The 'Great Flood of Pakistan' 2010 victimised beyond 7 million people from various districts of Sindh and more than 5 million people became internally displaced persons. Shah along with other activists facilitated quick support regarding the medical relief in the 12 districts of Sindh. Previously, he facilitated the rain floods of 2007 that almost inundated Hyderabad city, the second largest city of the province. He is also engaged in the flood victims and IDPs rights advocacy.

==Books and publications==

Shah has written several books:

- Shah, Zulfiqar (2014). "Decline of Pakistan"
- Shah, Zulfiqar (2013). "Beyond Federalism: A Sociopolitical Treatise on Sindhi Nationalism in India (1843–1947) and Pakistan (1947–2012)"
- Shah, Zulfiqar (2014). "Politics of Afghan Future"

His research studies and papers include "Indus Delta-An Environmental Assessment", "Race and Ethnicity in South Asia", "History of Sindhi Nationalism", and "Roots of Jainism in Sindh", besides many others.
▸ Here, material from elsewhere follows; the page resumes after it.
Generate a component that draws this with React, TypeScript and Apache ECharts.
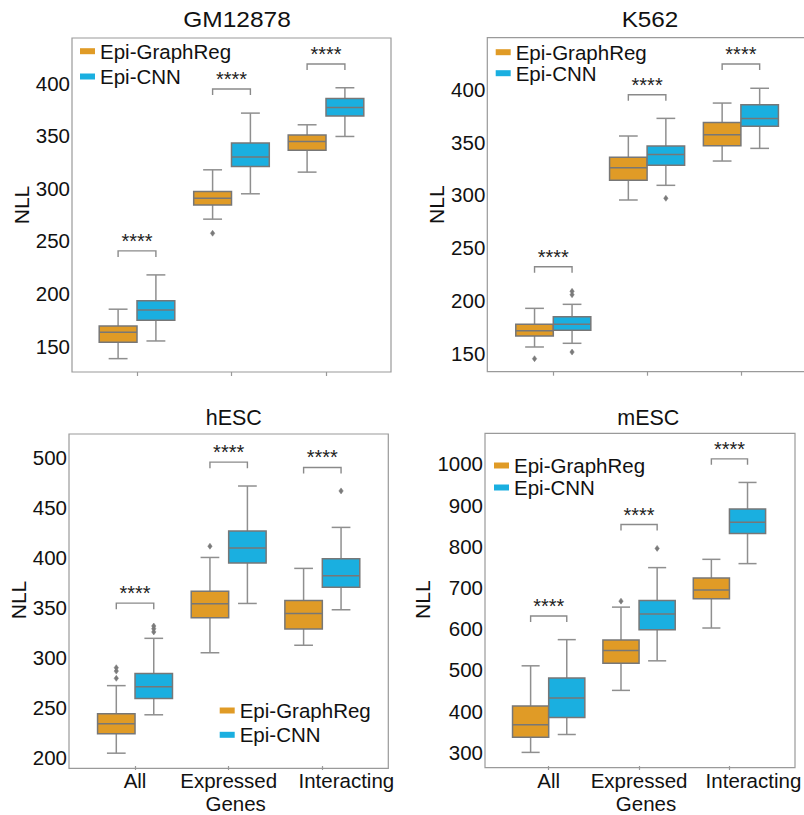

His book Indus Delta: An Environmental Assessment, and the booklet Water, People & Protests were published in 2005 and 2003, respectively.

Shah was associated with Daily Kawish, the largest daily newspaper in Sindh from 1996 to 1998. He has contributed to several hundred columns, articles and research papers in both the Sindhi- and English-languages in newspapers, magazines and websites based in Pakistan, Nepal, India, the United States, Russia, the United Kingdom, Hong Kong, Germany and Afghanistan that include The Kathmandu Post, Truthout, The Descrier, UK, Russia Direct, Moscow, daily Afghanistan Times, Kabul, daily Dawn, Karachi, daily The News, Karachi, weekly The Friday Times, Lahore, monthly Newsline, Karachi, daily Kawish and daily Ibrat, Hyderabad, Merinews, The Social Movements; daily Republica, Nepal and daily Outlook Afghanistan, Kabul.

==Affiliation==

Zulfiqar Shah is associated with IAES deemed University India. He was a member of Bangladesh Bharat Pakistan Peoples Forum and International Society for Philosophers, Sheffield University, UK. He was also an ordinary member of the International Institute of Strategic Studies during 2009–2011.